Here's a much older film that's just as rich in subtext than Shutter Island, albeit in a more unabashedly trashy surface. Russ Meyer's 1965 exploitation classic indulges in the male gaze at the beginning, only to gradually subvert it as the film bounces along ebulliently in its chronicle of violence, depravity and reversed gender roles.

The three strippers at the center of the mayhem are dominated by angry dominatrix Varla (Tura Satana), spilling boobs and all; the other two (played by Haji and Lori Williams) show, er, more nuanced brands of feminism, to put it lightly. After Varla kills a man (Ray Barlow) out of frustration and kidnaps his girlfriend (Susan Bernard), they all hide out in a secluded ranch owned by a lecherous wheelchair-bound old man (Stuart Lancaster) and his two sons, one a macho archetype par excellence (Dennis Busch) and a more sensitive type (Paul Trinka). All sorts of sexual power games ensue, climaxing with the image of Varla trying to ram her car into the silent macho son: a richly suggestive moment of female sexual domination.

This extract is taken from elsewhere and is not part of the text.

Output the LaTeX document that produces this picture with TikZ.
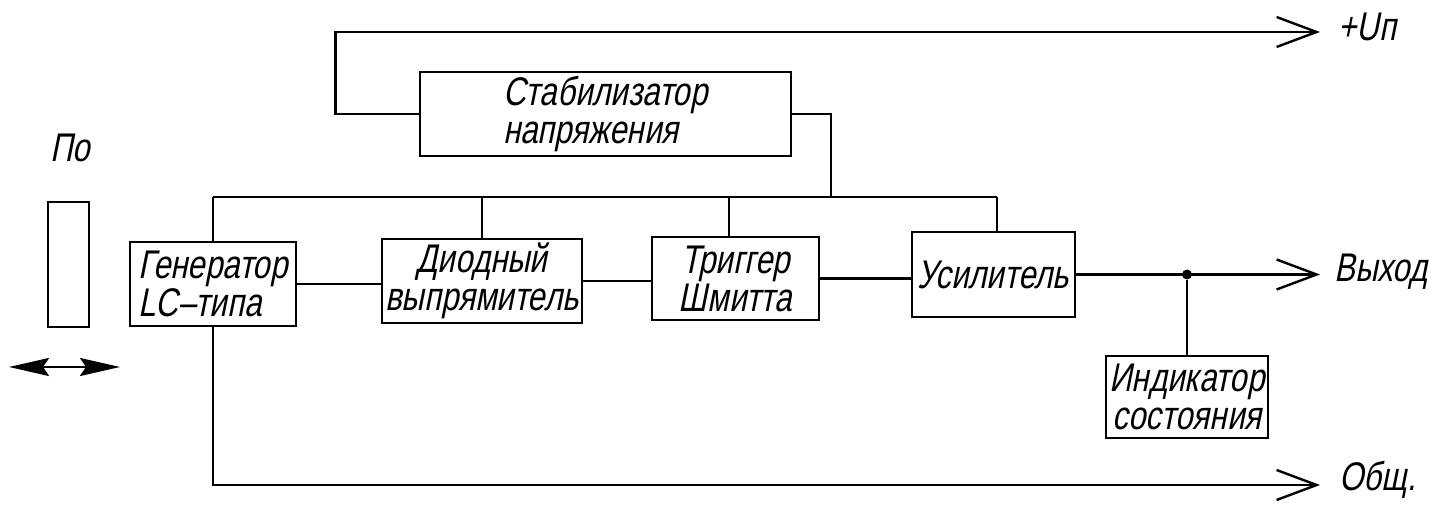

Surely Quentin Tarantino had this, among many other trash classics, in mind when he deconstructed the chicks-hit-the-road genre in Death Proof (2007), which also climaxed with a violent image of women asserting their dominance over a fallen icon of male virility.

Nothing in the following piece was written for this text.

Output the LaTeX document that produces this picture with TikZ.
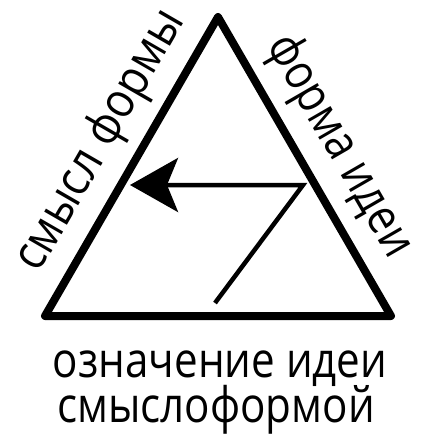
\documentclass[tikz,border=0pt]{standalone}
\usepackage{fontspec}
\usepackage{graphicx}
\setmainfont{Open Sans}
\usetikzlibrary{arrows.meta}
\newcommand{\narrowtext}[1]{\scalebox{0.86}[1]{#1}}
\begin{document}
\begin{tikzpicture}[x=1pt,y=-1pt,
  edge/.style={line width=8pt, line join=round, line cap=round},
  flow/.style={line width=4.5pt, line join=miter, -{Stealth[length=48pt,width=54pt,inset=11pt]}},
  lbl/.style={font=\fontsize{49pt}{45pt}\selectfont, inner sep=0pt, anchor=base}]
\useasboundingbox (0,0) rectangle (428,444);
\coordinate (A) at (218,17);
\coordinate (B) at (45,316);
\coordinate (C) at (391,316);
\draw[edge] (A) -- (B) -- (C) -- cycle;
\coordinate (start) at (215,303);
\coordinate (bend) at (303,185);
\coordinate (tip) at (130,185);
\draw[flow] (start) -- (bend) -- (tip);
\node[lbl, rotate=60] (left) at (112,147) {\scalebox{0.89}[1]{смысл формы}};
\node[lbl, rotate=-60] (right) at (328,153) {\narrowtext{форма идеи}};
\node[lbl] (bottom1) at (220,377) {\narrowtext{означение идеи}};
\node[lbl] (bottom2) at (216,422) {\narrowtext{смыслоформой}};
\end{tikzpicture}
\end{document}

P.S. I was finally able to see this film, in a startlingly fresh-looking print, at 92Y Tribeca a little over three weeks ago thanks to the film series hosted by the blog Not Coming to a Theater Near You (which also brought Thom Andersen's Los Angeles Plays Itself to 92Y Tribeca in November last year). That said, it might have been a bit of a mistake to precede the film proper with trailers for some of Meyer's other films (including Beyond the Valley of the Dolls (1970), with its Roger Ebert screenplay). I haven't seen his other work, but Faster, Pussycat! Kill! Kill! is, by all accounts, his mildest in terms of raunchiness (no full-frontal breast shot in sight, for one thing). As brilliant as this film was, I also spent much of its running time pining somewhat for the even more over-the-top sexuality suggested in the trailers for, among other films, Mudhoney (1965), Vixen! (1968) and Beneath the Valley of the Ultra-Vixens (1979). It's as if those trailers were setting up expectations that this particular Meyer film wasn't quite willing to fulfill. That's no, um, "knock" against the film itself, mind you; I'm just being honest, is all.